## Exercise:
Reproduce the data exactly and drop any pictures it holds.

## Supplied information:
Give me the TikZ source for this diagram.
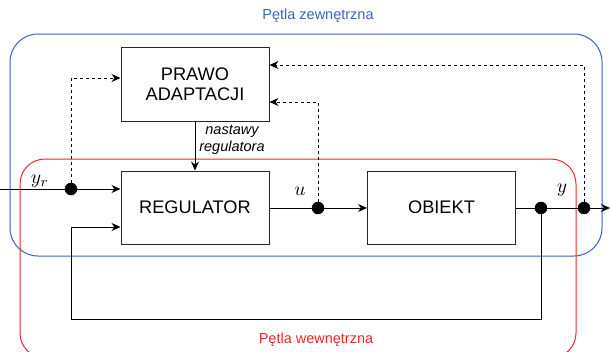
\documentclass[tikz,border=0pt]{standalone}
\usepackage{graphicx}
\usepackage{fontspec}
\setmainfont{Liberation Sans}
\usetikzlibrary{arrows.meta,calc}
\definecolor{loopblue}{RGB}{60,100,185}
\definecolor{loopred}{RGB}{235,40,40}
\definecolor{linegray}{RGB}{40,40,40}
\newcommand{\siglab}[1]{\scalebox{1.95}{$#1$}}
\tikzset{
  blk/.style={draw=linegray,line width=1pt,fill=white,minimum width=148pt,minimum height=73pt,inner sep=0pt,align=center,font=\fontsize{18.2}{20.5}\selectfont},
  conn/.style={draw=black,line width=1pt},
  arr/.style={conn,-{Stealth[length=9pt,width=8pt]}},
  darr/.style={arr,dash pattern=on 3pt off 3pt},
  junc/.style={circle,fill=black,inner sep=0pt,minimum size=12.5pt},
  sig/.style={font=\normalsize,inner sep=0pt},
  captxt/.style={font=\fontsize{14.5}{17}\selectfont},
}
\begin{document}
\begin{tikzpicture}[x=1pt,y=-1pt]
\useasboundingbox (0,0) rectangle (610,351);
\clip (0,0) rectangle (610,351);
% loops
\draw[loopblue,line width=1pt,rounded corners=28pt] (10,34) rectangle (602,256);
\draw[loopred,line width=1pt,rounded corners=25pt] (20,159) rectangle (576,358);
\node[captxt,text=loopblue] (tz) at (318,16) {Pętla zewnętrzna};
\node[captxt,text=loopred] (tw) at (316,340) {Pętla wewnętrzna};
% blocks
\node[blk,minimum height=74pt] (prawo) at (195,84) {PRAWO\\[-1pt]ADAPTACJI};
\node[blk] (reg) at (195,207.5) {REGULATOR};
\node[blk] (obj) at (441.5,207.5) {OBIEKT};
% junctions
\node[junc] (d1) at (71,189) {};
\node[junc] (d2) at (318,208) {};
\node[junc] (d3) at (541,208) {};
\node[junc] (d4) at (584,208) {};
\coordinate (yin) at (0,189);
\coordinate (yout) at (610,208);
\coordinate (fb) at (71,319);
% connectors
\draw[arr] (yin) -- (reg.west |- yin);
\draw[darr] (d1.center) |- ([yshift=6pt]prawo.west);
\draw[darr] (d2.center) |- ([yshift=-18pt]prawo.east);
\draw[darr] (d4.center) |- ([yshift=19pt]prawo.east);
\draw[arr] (prawo.south) -- (reg.north);
\draw[conn] (reg.east |- d2) -- (d2.center);
\draw[arr] (d2.center) -- (obj.west |- d2);
\draw[conn] (obj.east |- d3) -- (d4.center);
\draw[arr] (d4.center) -- (yout);
\draw[arr] (d3.center) |- (fb) |- ([yshift=-19.5pt]reg.west);
% labels
\node[sig] (lyr) at (40,181) {\siglab{y_r}};
\node[sig] (lu) at (300,191) {\siglab{u}};
\node[sig] (ly) at (562,190) {\siglab{y}};
\node[font=\fontsize{14.5}{17}\selectfont\itshape,align=center] (nast) at (232,140) {nastawy\\regulatora};
\end{tikzpicture}
\end{document}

## Task solution:
Give me the TikZ source for this diagram.
\documentclass[tikz,border=0pt]{standalone}
\usepackage{graphicx}
\usepackage{fontspec}
\setmainfont{Liberation Sans}
\usetikzlibrary{arrows.meta,calc}
\definecolor{loopblue}{RGB}{60,100,185}
\definecolor{loopred}{RGB}{235,40,40}
\definecolor{linegray}{RGB}{40,40,40}
\newcommand{\siglab}[1]{\scalebox{1.95}{$#1$}}
\tikzset{
  blk/.style={draw=linegray,line width=1pt,fill=white,minimum width=148pt,minimum height=73pt,inner sep=0pt,align=center,font=\fontsize{18.2}{20.5}\selectfont},
  conn/.style={draw=black,line width=1pt},
  arr/.style={conn,-{Stealth[length=9pt,width=8pt]}},
  darr/.style={arr,dash pattern=on 3pt off 3pt},
  junc/.style={circle,fill=black,inner sep=0pt,minimum size=12.5pt},
  sig/.style={font=\normalsize,inner sep=0pt},
  captxt/.style={font=\fontsize{14.5}{17}\selectfont},
}
\begin{document}
\begin{tikzpicture}[x=1pt,y=-1pt]
\useasboundingbox (0,0) rectangle (610,351);
\clip (0,0) rectangle (610,351);
% loops
\draw[loopblue,line width=1pt,rounded corners=28pt] (10,34) rectangle (602,256);
\draw[loopred,line width=1pt,rounded corners=25pt] (20,159) rectangle (576,358);
\node[captxt,text=loopblue] (tz) at (318,16) {Pętla zewnętrzna};
\node[captxt,text=loopred] (tw) at (316,340) {Pętla wewnętrzna};
% blocks
\node[blk,minimum height=74pt] (prawo) at (195,84) {PRAWO\\[-1pt]ADAPTACJI};
\node[blk] (reg) at (195,207.5) {REGULATOR};
\node[blk] (obj) at (441.5,207.5) {OBIEKT};
% junctions
\node[junc] (d1) at (71,189) {};
\node[junc] (d2) at (318,208) {};
\node[junc] (d3) at (541,208) {};
\node[junc] (d4) at (584,208) {};
\coordinate (yin) at (0,189);
\coordinate (yout) at (610,208);
\coordinate (fb) at (71,319);
% connectors
\draw[arr] (yin) -- (reg.west |- yin);
\draw[darr] (d1.center) |- ([yshift=6pt]prawo.west);
\draw[darr] (d2.center) |- ([yshift=-18pt]prawo.east);
\draw[darr] (d4.center) |- ([yshift=19pt]prawo.east);
\draw[arr] (prawo.south) -- (reg.north);
\draw[conn] (reg.east |- d2) -- (d2.center);
\draw[arr] (d2.center) -- (obj.west |- d2);
\draw[conn] (obj.east |- d3) -- (d4.center);
\draw[arr] (d4.center) -- (yout);
\draw[arr] (d3.center) |- (fb) |- ([yshift=-19.5pt]reg.west);
% labels
\node[sig] (lyr) at (40,181) {\siglab{y_r}};
\node[sig] (lu) at (300,191) {\siglab{u}};
\node[sig] (ly) at (562,190) {\siglab{y}};
\node[font=\fontsize{14.5}{17}\selectfont\itshape,align=center] (nast) at (232,140) {nastawy\\regulatora};
\end{tikzpicture}
\end{document}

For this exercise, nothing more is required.